The VIX measures the fluctuations expected in the underlying index, which is Nifty in the near term
By Urvashi Valecha
Indian markets have had a choppy ride since February as equities started pricing in risks emanating from the spread of Covid-19. As foreign portfolio investors kept up the heavy selling pressure, volatility has spiked to levels last seen during 2008, after the global financial crisis broke.
Indian Volatility Index (VIX) , however, has been falling since then and closed Wednesday’s trading session at 60.52. The benchmark Sensex ended the day down by 4.08% or 1,203.18 to close at 28,265.31. Nifty50 also declined 4% or 343.9 points to close at 8253.8. VIX is calculated on the basis of the order book of Nifty options. It helps traders measure the degree of volatility or
fluctuations expected in the market over a period of 30 days. It is also known as the fear gauge since it portrays the stress in equities. VIX, which was at 10.5 in December 2019 spiked to 83.61 on March 24. During the 2008 financial crisis, VIX had reached 82 mark.
According to Shrikant Chouhan, executive vice president — equity technical research, Kotak Securities, one cannot expect a vertical fall in VIX until there is some concrete solution to fight Covid-19. “VIX has corrected to 62 from 82, mainly due to little bit stability in world markets. Many developed and emerging markets have banned the short-selling or restricted to specific stocks. It has helped to curb short-sellers and saved the market from falling vertically. However, till the numbers of infected cases from the US are not declining, VIX can move upward,” he said. In India too, the Securities and Exchange Board of India had announced several measures to curb volatility in the markets last month.
Market experts also stated that after the Nifty reached the 9,000 mark last week from 7,511, the traders and investors received some respite. Ruchit Jain, equity technical analyst, Angel Broking, stated that the India VIX is still trading at much higher levels than normally seen in a stable market environment. “With VIX still above 50, the use of options as insurance on long equity positions is diminished as the higher volatility makes options very expensive,” he said.

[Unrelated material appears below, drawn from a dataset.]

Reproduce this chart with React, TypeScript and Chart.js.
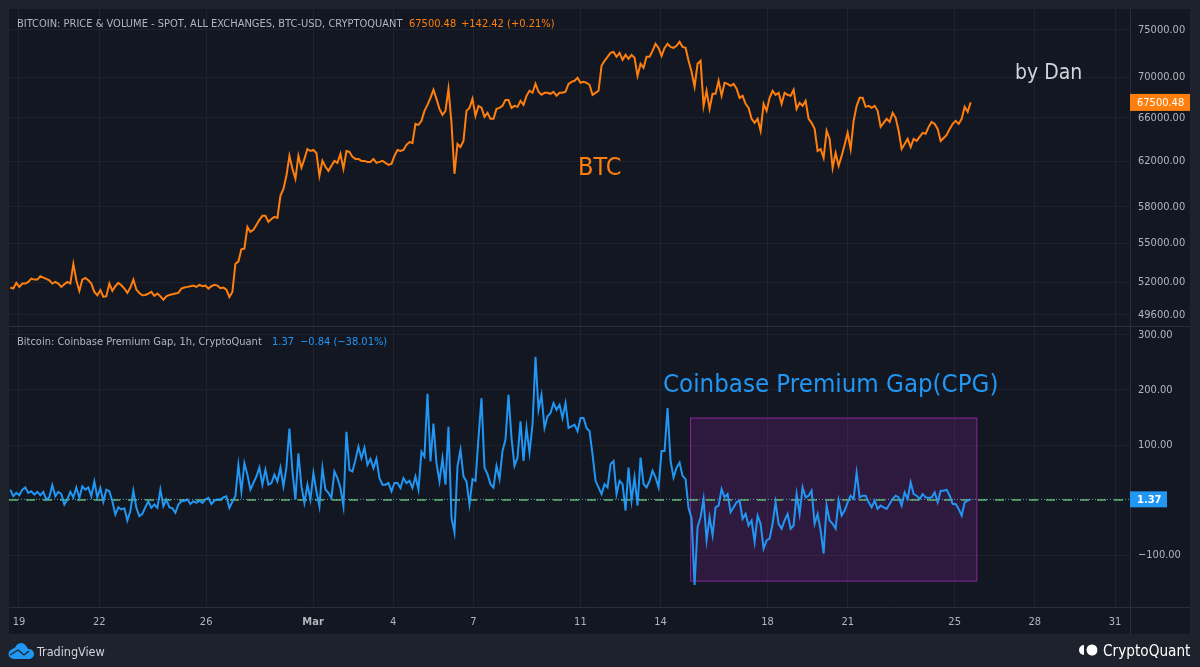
import { useEffect, useRef } from 'react';
import { Chart, registerables } from 'chart.js';

Chart.register(...registerables);

// hourly candles thinned by hand
const priceValues = [
  51600, 51525, 51950, 51650, 51900, 51900, 52025, 52275, 52200, 52200,
  52450, 52350, 52250, 52150, 51900, 52025, 51900, 51650, 51850, 52025,
  51900, 53400, 52150, 51350, 52200, 52325, 52150, 51900, 51275, 51025,
  51400, 50900, 50950, 51900, 51350, 51700, 51950, 51775, 51525, 51200,
  51600, 52200, 51450, 51200, 51025, 51050, 51150, 51275, 50975, 51150,
  50950, 50700, 50950, 51050, 51100, 51150, 51200, 51525, 51600, 51650,
  51700, 51750, 51650, 51800, 51700, 51750, 51525, 51700, 51800, 51750,
  51550, 51600, 51450, 50900, 51275, 53400, 53600, 54550, 54600, 56350,
  55950, 56110, 56510, 56920, 57260, 57260, 56760, 57000, 57170, 57090,
  58950, 59540, 60680, 62460, 61300, 60420, 62460, 61390, 62190, 63090,
  62910, 63000, 62730, 60680, 62010, 61480, 61120, 61570, 62010, 61830,
  62640, 61300, 62910, 62820, 62370, 62190, 62190, 62010, 62010, 61920,
  61920, 62190, 61830, 61920, 62010, 61830, 61660, 61740, 62460, 63000,
  62910, 63000, 63470, 63730, 63640, 65430, 65340, 65720, 66680, 67260,
  67950, 68750, 67850, 66870, 66300, 66680, 68850, 65530, 60860, 63550,
  63270, 63830, 66680, 66970, 67850, 66200, 67160, 66980, 66100, 66490,
  65910, 65910, 66870, 66970, 67170, 67750, 67750, 66970, 67170, 67070,
  67650, 67260, 68150, 68650, 68450, 69350, 68550, 68250, 68450, 68450,
  68350, 68550, 68150, 68450, 68450, 68550, 69350, 69550, 69650, 69960,
  69450, 69550, 69450, 69250, 68250, 68450, 68650, 71180, 71700, 72120,
  72530, 72630, 72120, 72530, 71800, 72320, 71910, 72320, 72010, 70160,
  71390, 70980, 72120, 72120, 72740, 73490, 73060, 72220, 73060, 73490,
  73170, 73060, 73280, 73700, 73170, 73060, 71700, 70570, 69050, 71390,
  71700, 67160, 68650, 66870, 68350, 68350, 69650, 68150, 69450, 69350,
  69150, 69350, 68850, 67950, 68150, 67360, 66970, 65910, 65530, 65910,
  64780, 67360, 66680, 67950, 68650, 68250, 68450, 67360, 68450, 68250,
  68150, 68750, 66870, 67460, 67170, 67650, 65910, 65530, 64960, 62910,
  63090, 62280, 64780, 64020, 61390, 62730, 61570, 62460, 63470, 64590,
  63090, 65720, 67160, 67950, 67950, 67070, 67170, 66970, 67170, 66680,
  65150, 65530, 65910, 65620, 66490, 66010, 64780, 63090, 63550, 64020,
  63270, 64020, 63830, 64210, 64590, 64500, 65150, 65620, 65430, 64960,
  63830, 64110, 64400, 64960, 65430, 65720, 65430, 65910, 67070, 66590,
  67500,
];

const gapValues = [
  19, 7, 13, 9, 19, 23, 13, 16, 10, 15,
  9, 15, 1, 5, 27, 7, 15, 11, -8, 1,
  15, 5, 23, 4, 25, 19, 23, 7, 34, 5,
  22, -3, 19, 16, -2, -26, -13, -17, -15, -37,
  -20, 17, -14, -29, -25, -13, -2, -14, -8, -14,
  19, -11, 1, -13, -15, -23, -8, -2, -1, 1,
  -7, -2, -5, -1, -5, 1, 4, -7, -1, 1,
  1, 5, 7, -14, -3, 7,
  64, 16, 67, 46, 19, 31, 43, 59, 28, 55,
  28, 31, 46, 34, 59, 25, 59, 130, 52, 1,
  85, 25, -5, 28, 1, 49, 16, -11, 58, 19,
  13, 4, 52, 40, 22, -11, 124, 55, 52, 73,
  97, 76, 95, 64, 75, 58, 75, 40, 28, 28,
  31, 16, 31, 31, 22, 40, 31, 35, 22, 43,
  19, 88, 79, 193, 70, 139, 67, 34, 76, 28,
  133, -32, -59, 61, 91, 43, 34, -8,
  38, 35, 113, 185, 59, 47, 29, 23, 62, 38,
  89, 110, 191, 113, 62, 77, 143, 71, 131, 86,
  137, 260, 164, 191, 131, 152, 158, 176, 164, 173,
  149, 176, 131, 134, 137, 125, 149, 149, 131, 125,
  83, 35, 23, 11, 29, 23, 65, 71, 11, 35,
  29, -19, 59, -1, 41, -10, 77, 29, 23, 35,
  53, 41, 23, 89, 89, 167, 71, 41, 59, 68,
  44, 38, -15, -33, -154,
  -49, -31, 2, -73, -31, -64, -13, -10, 20, 5,
  11, -22, -13, -4, -1, -34, -25, -46, -37, -76,
  -28, -43, -88, -73, -70, -43, -4, -43, -52, -37,
  -25, -52, -46, 11, -25, 23, 5, 8, 17, -43,
  -25, -55, -97, -10, -37, -43, -52, -1, -28, -19,
  -4, 8, 2, 50, 5, 8, 8, -4, -13, -1,
  -16, -10, -13, -16, -7, 2, 8, 5, -10, 14,
  2, 32, 11, 8, 2, 11, 5, 4, 5, 14,
  -4, 17, 17, 19, 8, -7, -7, -16, -28, -4,
  -1, 1.37,
];

// x axis is days since 19 Feb, one sample every 0.1122 day
const firstDay = -0.325;
const lastDay = 35.6;
const dayMin = -0.374;
const dayMax = 41.56;
const dayTicks = [0, 3, 7, 11, 14, 17, 21, 24, 28, 31, 35, 38, 41];
const dayLabels = ['19', '22', '26', 'Mar', '4', '7', '11', '14', '18', '21', '25', '28', '31'];

const priceTicks = [75000, 70000, 66000, 62000, 58000, 55000, 52000, 49600];
const gapTicks = [300, 200, 100, -100];
const lastPrice = 67500.48;
const lastGap = 1.37;

// highlighted box in the lower pane
const boxDays = [25.12, 35.83];
const boxGap = [149, -147];

const FONT = "'DejaVu Sans Condensed', 'DejaVu Sans', sans-serif";
const ORANGE = '#ff7f0e';
const BLUE = '#2196f3';

const days = priceValues.map((_, i) => firstDay + (i * (lastDay - firstDay)) / (priceValues.length - 1));

function text(ctx: CanvasRenderingContext2D, s: string, x: number, y: number, color: string, font: string, align: CanvasTextAlign = 'left') {
  ctx.font = font;
  ctx.fillStyle = color;
  ctx.textAlign = align;
  ctx.textBaseline = 'alphabetic';
  ctx.fillText(s, x, y);
}

// the label overhang would otherwise push the panes away from the frame
function noOverhang(scale: any) {
  scale.paddingTop = 0;
  scale.paddingBottom = 0;
  scale.paddingLeft = 0;
  scale.paddingRight = 0;
}

const backdrop = {
  id: 'backdrop',
  beforeDraw(chart: Chart) {
    const { ctx, chartArea, scales } = chart;
    ctx.save();
    ctx.fillStyle = '#1e222d';
    ctx.fillRect(0, 0, chart.width, chart.height);
    ctx.fillStyle = '#131722';
    ctx.fillRect(chartArea.left, chartArea.top, scales.yPrice.right - chartArea.left, scales.x.bottom - chartArea.top);
    ctx.restore();
  },
  beforeDatasetsDraw(chart: Chart) {
    const { ctx, chartArea, scales } = chart;
    const bx = scales.x.getPixelForValue(boxDays[0]);
    const bw = scales.x.getPixelForValue(boxDays[1]) - bx;
    const by = scales.yGap.getPixelForValue(boxGap[0]);
    const bh = scales.yGap.getPixelForValue(boxGap[1]) - by;
    ctx.save();
    ctx.fillStyle = 'rgba(156, 39, 176, 0.2)';
    ctx.fillRect(bx, by, bw, bh);
    ctx.strokeStyle = 'rgba(156, 39, 176, 0.85)';
    ctx.lineWidth = 1;
    ctx.strokeRect(bx, by, bw, bh);
    // pane separator and axis rules
    ctx.strokeStyle = '#2a2e39';
    ctx.beginPath();
    ctx.moveTo(chartArea.left, scales.yPrice.bottom + 0.5);
    ctx.lineTo(scales.yPrice.right, scales.yPrice.bottom + 0.5);
    ctx.moveTo(chartArea.left, scales.x.top + 0.5);
    ctx.lineTo(scales.yPrice.right, scales.x.top + 0.5);
    ctx.moveTo(chartArea.right + 0.5, chartArea.top);
    ctx.lineTo(chartArea.right + 0.5, scales.x.bottom);
    ctx.stroke();
    ctx.restore();
  },
  afterDraw(chart: Chart) {
    const { ctx, chartArea, scales } = chart;
    const small = `11px ${FONT}`;
    ctx.save();

    // legends of the two panes
    text(ctx, 'BITCOIN: PRICE & VOLUME - SPOT, ALL EXCHANGES, BTC-USD, CRYPTOQUANT', 17, 27, '#b2b5be', small);
    text(ctx, '67500.48', 409, 27, ORANGE, small);
    text(ctx, '+142.42 (+0.21%)', 461, 27, ORANGE, small);
    text(ctx, 'Bitcoin: Coinbase Premium Gap, 1h, CryptoQuant', 17, 345, '#b2b5be', small);
    text(ctx, '1.37', 272, 345, BLUE, small);
    text(ctx, '\u22120.84 (\u221238.01%)', 300, 345, BLUE, small);

    // hand written notes
    text(ctx, 'BTC', 578, 175, ORANGE, `25px ${FONT}`);
    text(ctx, 'by Dan', 1015, 79, '#d1d4dc', `21px ${FONT}`);
    text(ctx, 'Coinbase Premium Gap(CPG)', 663, 392, BLUE, `25.6px ${FONT}`);

    // last value tags
    const tagX = chartArea.right;
    const py = scales.yPrice.getPixelForValue(lastPrice);
    ctx.fillStyle = ORANGE;
    ctx.fillRect(tagX, py - 8.5, 60, 17);
    text(ctx, '67500.48', tagX + 7, py + 4, '#ffffff', `11px ${FONT}`);
    const gy = scales.yGap.getPixelForValue(lastGap);
    ctx.fillStyle = BLUE;
    ctx.fillRect(tagX, gy - 8, 37, 16);
    text(ctx, '1.37', tagX + 7, gy + 4, '#ffffff', `bold 11px ${FONT}`);

    // footer marks
    ctx.fillStyle = BLUE;
    ctx.beginPath();
    ctx.moveTo(12, 659);
    ctx.arc(13, 654, 4.5, Math.PI * 0.5, Math.PI * 1.3);
    ctx.arc(21, 649, 6, Math.PI * 1.1, Math.PI * 1.85);
    ctx.arc(29, 654, 5, Math.PI * 1.45, Math.PI * 0.5);
    ctx.closePath();
    ctx.fill();
    ctx.strokeStyle = '#1e222d';
    ctx.lineWidth = 1.2;
    ctx.beginPath();
    ctx.moveTo(10, 655);
    ctx.lineTo(18, 650);
    ctx.lineTo(24, 655);
    ctx.lineTo(29, 651);
    ctx.stroke();
    text(ctx, 'TradingView', 37, 656, '#d1d4dc', `12.5px ${FONT}`);

    ctx.fillStyle = '#ffffff';
    ctx.beginPath();
    ctx.arc(1084, 650, 5, Math.PI * 0.5, Math.PI * 1.5);
    ctx.closePath();
    ctx.fill();
    ctx.beginPath();
    ctx.arc(1092, 650, 5.5, Math.PI * 0.1, Math.PI * 1.9);
    ctx.closePath();
    ctx.fill();
    text(ctx, 'CryptoQuant', 1103, 656, '#ffffff', `15.2px ${FONT}`);
    ctx.restore();
  },
};

export default function App() {
  const canvasRef = useRef<HTMLCanvasElement>(null);

  useEffect(() => {
    if (!canvasRef.current) return;
    const chart = new Chart(canvasRef.current, {
      type: 'line',
      data: {
        datasets: [
          {
            label: 'BTC',
            data: days.map((d, i) => ({ x: d, y: priceValues[i] })),
            yAxisID: 'yPrice',
            borderColor: ORANGE,
            borderWidth: 2,
            pointRadius: 0,
          },
          {
            label: 'CPG',
            data: days.map((d, i) => ({ x: d, y: gapValues[i] })),
            yAxisID: 'yGap',
            borderColor: BLUE,
            borderWidth: 2,
            pointRadius: 0,
            order: 2,
          },
          {
            label: 'Last',
            data: [{ x: dayMin, y: lastGap }, { x: dayMax, y: lastGap }],
            yAxisID: 'yGap',
            borderColor: 'rgba(100, 200, 220, 0.8)',
            borderWidth: 1,
            borderDash: [1, 2],
            pointRadius: 0,
            order: 1,
          },
          {
            label: 'Zero',
            data: [{ x: dayMin, y: 0 }, { x: dayMax, y: 0 }],
            yAxisID: 'yGap',
            borderColor: 'rgba(102, 187, 106, 0.95)',
            borderWidth: 1.5,
            borderDash: [9, 8],
            pointRadius: 0,
            order: 3,
          },
        ],
      },
      plugins: [backdrop],
      options: {
        responsive: false,
        animation: false,
        parsing: false,
        layout: { padding: { left: 9, top: 9, right: 10, bottom: 33 } },
        plugins: {
          legend: { display: false },
          tooltip: { enabled: false },
        },
        scales: {
          x: {
            type: 'linear',
            min: dayMin,
            max: dayMax,
            afterBuildTicks: (scale) => {
              scale.ticks = dayTicks.map((value) => ({ value }));
            },
            afterFit: (scale) => {
              scale.height = 27;
              noOverhang(scale);
            },
            border: { display: false },
            grid: { color: '#1e222d', drawTicks: false },
            ticks: {
              autoSkip: false,
              maxRotation: 0,
              padding: 9,
              color: '#b2b5be',
              font: (ctx) => ({
                family: FONT,
                size: 11,
                weight: ctx.tick && ctx.tick.value === 11 ? 'bold' : 'normal',
              }),
              callback: (value) => dayLabels[dayTicks.indexOf(Number(value))],
            },
          },
          yPrice: {
            type: 'logarithmic',
            position: 'right',
            stack: 'panes',
            stackWeight: 317,
            min: 48800,
            max: 77300,
            afterBuildTicks: (scale) => {
              scale.ticks = priceTicks.map((value) => ({ value }));
            },
            afterFit: (scale) => {
              scale.width = 60;
              noOverhang(scale);
            },
            border: { display: false },
            grid: { color: '#1e222d', drawTicks: false },
            ticks: {
              autoSkip: false,
              crossAlign: 'near',
              padding: 8,
              color: '#b2b5be',
              font: { family: FONT, size: 11 },
              callback: (value) => Number(value).toFixed(2),
            },
          },
          yGap: {
            type: 'linear',
            position: 'right',
            stack: 'panes',
            stackWeight: 281,
            min: -194,
            max: 316,
            afterBuildTicks: (scale) => {
              scale.ticks = gapTicks.map((value) => ({ value }));
            },
            afterFit: (scale) => {
              scale.width = 60;
              noOverhang(scale);
            },
            border: { display: false },
            grid: { color: '#1e222d', drawTicks: false },
            ticks: {
              autoSkip: false,
              crossAlign: 'near',
              padding: 8,
              color: '#b2b5be',
              font: { family: FONT, size: 11 },
              callback: (value) => Number(value).toFixed(2).replace('-', '\u2212'),
            },
          },
        },
      },
    });

    return () => {
      chart.destroy();
    };
  }, []);

  return (
    <div style={{ position: 'fixed', left: 0, top: 0, width: 1200, height: 667 }}>
      <canvas ref={canvasRef} width={1200} height={667} style={{ display: 'block' }}></canvas>
    </div>
  );
}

The Volatility Index measures the fluctuations expected in the underlying index, which is Nifty in the near term. When VIX is higher, it indicates that the investors are feeling uncertain about the fluctuations. Gaurav S Ratnaparkhi, senior technical analyst, Sharekhan by BNP Paribas, however, believes that in the coming week, VIX levels may come down to 45 or 50. “As long as the market continues to trade between the 7,500 to 9,000 levels, the volatility index will keep coming down. It could even reach 45 or 50 levels in the coming week. When the market breaks the range of 7,500 to 9,000, then you could see the volatility spike up again,” he said, adding that the Nifty is currently in a consolidation phase.